Facciamo quattro chiacchiere davanti, non a caso, ad un caffè, con Mario Emanuele Fevola, uno scrittore emergente laureando in Scienze e Tecniche Psicologiche presso la Federico II di Napoli, che il 17/12/2014 ha presentato il suo primo libro “L’amore ai tempi del caffè“, un viaggio sul filo della memoria e della malinconia esistenziale, tra delusione e speranza, l’abisso e il sogno, emozioni e ricordi.
1. Ciao Mario, cosa ti ha spinto a scrivere per la prima volta?
È una storia molto divertente! Da bambino la maestra mi assegnò un tema la cui traccia consisteva nel raccontare un episodio d’infanzia che ci era rimasto impresso. Io scrissi di come nei momenti di agitazione e pianto soltanto le melodie di Pino Daniele riuscissero a calmarmi, addirittura più di un buon biberon. La maestra non la prese molto bene e mi disse che quello non era il modo di scrivere, ma da allora in me scattò qualcosa che mi avvicinò incredibilmente alla scrittura arrivando, a 10 anni, a vincere un concorso di poesia.

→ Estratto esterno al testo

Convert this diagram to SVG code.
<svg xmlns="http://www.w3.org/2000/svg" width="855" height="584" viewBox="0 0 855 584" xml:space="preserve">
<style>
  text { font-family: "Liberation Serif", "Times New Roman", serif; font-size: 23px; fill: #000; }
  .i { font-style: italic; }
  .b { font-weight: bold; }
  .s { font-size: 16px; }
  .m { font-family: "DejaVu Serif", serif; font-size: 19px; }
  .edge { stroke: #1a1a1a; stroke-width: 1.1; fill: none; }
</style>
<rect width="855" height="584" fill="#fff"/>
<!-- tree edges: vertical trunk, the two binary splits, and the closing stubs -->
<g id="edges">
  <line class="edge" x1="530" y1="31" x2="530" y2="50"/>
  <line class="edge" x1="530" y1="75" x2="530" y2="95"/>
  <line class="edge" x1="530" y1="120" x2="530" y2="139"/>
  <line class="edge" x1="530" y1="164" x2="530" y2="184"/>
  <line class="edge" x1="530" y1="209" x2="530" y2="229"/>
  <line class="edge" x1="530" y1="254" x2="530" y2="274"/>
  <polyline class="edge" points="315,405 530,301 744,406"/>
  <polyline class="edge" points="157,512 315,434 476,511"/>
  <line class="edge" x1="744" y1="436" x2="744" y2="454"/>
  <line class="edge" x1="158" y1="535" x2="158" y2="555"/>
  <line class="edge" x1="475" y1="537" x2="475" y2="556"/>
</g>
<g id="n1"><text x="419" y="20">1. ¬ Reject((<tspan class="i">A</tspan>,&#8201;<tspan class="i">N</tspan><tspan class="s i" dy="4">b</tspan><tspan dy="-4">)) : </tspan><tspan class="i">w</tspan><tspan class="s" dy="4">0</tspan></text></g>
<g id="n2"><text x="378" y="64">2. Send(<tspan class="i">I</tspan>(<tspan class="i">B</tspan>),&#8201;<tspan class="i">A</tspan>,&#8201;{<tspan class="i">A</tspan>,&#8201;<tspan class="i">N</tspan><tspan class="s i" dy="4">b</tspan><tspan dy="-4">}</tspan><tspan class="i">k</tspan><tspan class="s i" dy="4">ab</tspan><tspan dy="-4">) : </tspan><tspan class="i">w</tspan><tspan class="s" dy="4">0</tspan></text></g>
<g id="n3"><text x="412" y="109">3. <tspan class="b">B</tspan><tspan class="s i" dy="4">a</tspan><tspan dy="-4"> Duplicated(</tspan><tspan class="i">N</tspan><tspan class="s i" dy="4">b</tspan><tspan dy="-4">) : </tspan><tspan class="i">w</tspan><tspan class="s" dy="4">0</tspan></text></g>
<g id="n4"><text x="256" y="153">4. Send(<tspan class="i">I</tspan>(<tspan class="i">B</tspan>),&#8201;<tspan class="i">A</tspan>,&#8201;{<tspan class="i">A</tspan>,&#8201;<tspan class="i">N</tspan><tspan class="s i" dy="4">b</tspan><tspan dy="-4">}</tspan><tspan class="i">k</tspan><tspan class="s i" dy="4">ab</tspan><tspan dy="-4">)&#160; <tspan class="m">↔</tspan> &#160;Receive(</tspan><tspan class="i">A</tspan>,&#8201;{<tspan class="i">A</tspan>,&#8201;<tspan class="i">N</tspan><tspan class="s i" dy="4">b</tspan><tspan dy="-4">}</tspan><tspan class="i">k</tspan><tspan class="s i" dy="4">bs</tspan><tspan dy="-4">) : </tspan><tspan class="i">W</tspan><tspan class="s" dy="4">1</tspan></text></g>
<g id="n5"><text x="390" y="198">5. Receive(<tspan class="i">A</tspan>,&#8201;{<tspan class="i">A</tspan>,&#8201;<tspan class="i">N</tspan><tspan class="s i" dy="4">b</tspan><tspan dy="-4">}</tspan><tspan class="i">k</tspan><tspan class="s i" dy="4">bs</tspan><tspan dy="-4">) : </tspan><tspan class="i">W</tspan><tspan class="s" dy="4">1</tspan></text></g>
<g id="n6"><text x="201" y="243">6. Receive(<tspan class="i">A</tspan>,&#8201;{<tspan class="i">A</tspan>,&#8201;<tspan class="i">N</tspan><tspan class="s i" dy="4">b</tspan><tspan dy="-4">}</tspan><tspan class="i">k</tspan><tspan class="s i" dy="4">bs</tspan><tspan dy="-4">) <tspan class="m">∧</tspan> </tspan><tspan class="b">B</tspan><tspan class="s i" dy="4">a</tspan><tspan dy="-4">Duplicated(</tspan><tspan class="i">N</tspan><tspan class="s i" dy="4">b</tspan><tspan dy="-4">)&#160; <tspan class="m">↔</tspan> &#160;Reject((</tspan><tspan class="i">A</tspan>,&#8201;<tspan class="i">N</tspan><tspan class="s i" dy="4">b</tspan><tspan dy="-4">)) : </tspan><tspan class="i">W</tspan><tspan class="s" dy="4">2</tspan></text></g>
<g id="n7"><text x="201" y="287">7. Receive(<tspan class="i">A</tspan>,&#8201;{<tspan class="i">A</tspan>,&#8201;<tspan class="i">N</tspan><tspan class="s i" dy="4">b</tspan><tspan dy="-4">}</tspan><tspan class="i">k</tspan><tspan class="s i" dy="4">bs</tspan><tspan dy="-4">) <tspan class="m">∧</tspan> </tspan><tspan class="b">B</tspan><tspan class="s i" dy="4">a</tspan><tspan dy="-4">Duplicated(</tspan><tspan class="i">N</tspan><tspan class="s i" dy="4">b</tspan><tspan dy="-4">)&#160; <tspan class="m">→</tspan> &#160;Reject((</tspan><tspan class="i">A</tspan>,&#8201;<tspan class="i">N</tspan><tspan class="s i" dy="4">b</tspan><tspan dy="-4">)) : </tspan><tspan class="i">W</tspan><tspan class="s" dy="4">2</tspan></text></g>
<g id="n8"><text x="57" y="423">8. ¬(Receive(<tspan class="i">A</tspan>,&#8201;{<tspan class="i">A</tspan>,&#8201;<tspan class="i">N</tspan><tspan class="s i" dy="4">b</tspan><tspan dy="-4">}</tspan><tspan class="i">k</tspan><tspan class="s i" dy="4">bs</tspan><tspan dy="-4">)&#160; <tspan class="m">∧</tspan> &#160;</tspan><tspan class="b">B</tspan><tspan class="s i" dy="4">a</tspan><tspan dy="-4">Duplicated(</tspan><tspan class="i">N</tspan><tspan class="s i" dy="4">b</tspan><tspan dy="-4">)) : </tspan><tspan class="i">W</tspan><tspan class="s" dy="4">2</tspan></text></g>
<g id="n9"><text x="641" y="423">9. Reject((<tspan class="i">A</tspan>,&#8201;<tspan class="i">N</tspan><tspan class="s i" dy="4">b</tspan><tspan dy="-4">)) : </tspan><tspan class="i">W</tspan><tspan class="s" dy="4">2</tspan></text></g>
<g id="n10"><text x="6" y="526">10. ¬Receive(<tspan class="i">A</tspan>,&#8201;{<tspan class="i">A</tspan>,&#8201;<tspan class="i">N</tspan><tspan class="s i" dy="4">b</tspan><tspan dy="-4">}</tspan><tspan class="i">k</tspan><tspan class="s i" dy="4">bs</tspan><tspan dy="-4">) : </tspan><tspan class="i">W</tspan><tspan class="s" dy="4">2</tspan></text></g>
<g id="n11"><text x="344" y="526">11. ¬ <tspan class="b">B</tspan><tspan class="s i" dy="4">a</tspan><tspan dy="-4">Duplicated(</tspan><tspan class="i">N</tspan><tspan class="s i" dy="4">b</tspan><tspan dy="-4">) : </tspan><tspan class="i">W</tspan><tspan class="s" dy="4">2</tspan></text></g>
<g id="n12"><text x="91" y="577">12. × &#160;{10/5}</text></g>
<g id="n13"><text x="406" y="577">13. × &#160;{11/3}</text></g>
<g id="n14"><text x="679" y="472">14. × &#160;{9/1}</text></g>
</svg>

2. Il tuo corso di studi ti ha aiutato nella scrittura?
Ad essere sincero non troppo. Penso che per scrivere siano necessarie semplicemente la passione e la predisposizione alla scrittura, fattori che nessun corso di studi, a mio avviso, può dare.

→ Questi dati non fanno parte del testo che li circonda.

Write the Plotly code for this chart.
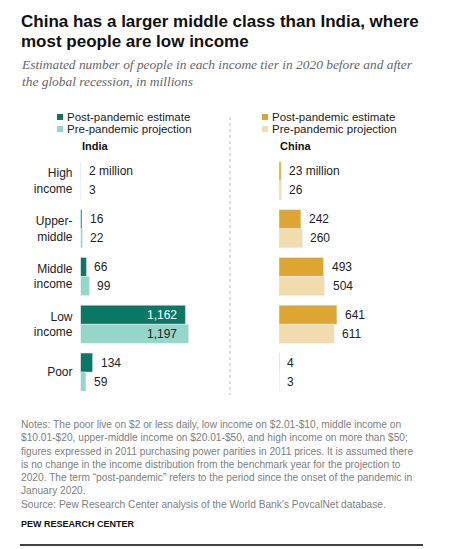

Riguardo alla psicologia in particolare penso che per il momento non mi sia stata utile perché non ricerco solamente il fattore psicologico nei miei scritti, ma soprattutto quello emotivo e motivazionale, per il futuro chissà.
3. “L’amore ai tempi del caffè” è stata la tua prima opera. Quale idea gli ha dato vita? Parlaci un po’ del libro.
Ricordo che ero seduto ad un tavolino di un bar, durante una delle tantissime pause universitarie, e scrissi un capitolo breve. Il fatto di essere poi un appassionato della letteratura sudamericana, nella quale il fattore “Caffè” è onnipresente, penso mi abbia influenzato molto. Ho notato infatti che in tutti i miei scritti precedenti all’ “Amore ai tempi del caffè” compariva sempre, in un modo o nell’altro, la parola “caffè“.
Penso poi che mi sia stata molto d’ispirazione la famosa frase di De Crescenzo:”Il caffè è una scusa. Una scusa per dire a un amico che gli vuoi bene”
Nel libro ci sono storie di vita vera, da bambini che girano un’isola in bicicletta e incontrano la fugacità dell’amicizia all’innamorato seduto al tavolo e avvinto mortalmente al suo destino. L’infedeltà dell’amore, la sua generosità, la sensualità della giovinezza corrosa dalla periferia sono tutti temi presenti nel libro. Tutto narrato ovviamente attraverso un filtro letterario di caffè.
4. Pubblicarlo è stato molto difficile?
A dire la verità no. Quando scrivi qualcosa è importante mandarlo a molte case editrici, ma ancora più importante è il sapere aspettare. Non bisogna farsi prendere dalla fretta di pubblicare, perché ovviamente ci vuole il tempo che ci vuole. Purtroppo spesso si ha a che fare con gente priva di scrupoli il cui scopo è soltanto quello di spillarti soldi. Fortunatamente la casa editrice Albatros mi ha dato una grandissima mano alla realizzazione di questo progetto.
5. C’è qualche scrittore in particolare a cui ti ispiri?
Beh il titolo penso sia un chiarissimo riferimento al capolavoro di Gabriel Garcìa Màrquez, a cui mi ispiro moltissimo, anche se non posso fare a meno di citare scrittori come Hemingway e Tabucchi, che mi hanno trasmesso davvero tanto.
6. Che consiglio daresti ad un ragazzo il cui sogno è pubblicare un libro?
Bisogna provare, coltivare e imparare come si scrive. Penso che scrivere sia come suonare la chitarra, è necessaria innanzitutto un’elevata pratica e la conoscenza del fattore tecnico, ma anche l’ascolto dei Grandi non è da sottovalutare. Così come l’ascolto è essenziale per il chitarrista, la lettura è essenziale per lo scrittore. È fondamentale, lo dirò sempre, sembrerà banale, ma è così. Leggendo si impara molto e si esce sempre arricchiti, e mischi il tutto con quella che è la tua storia autobiografica.
Dopo quest’ultima risposta mi accorgo che il caffé è ormai finito nella mia tazzina e così il tempo della mia intervista. Un caloroso abbraccio a Mario Emanuele Fevola.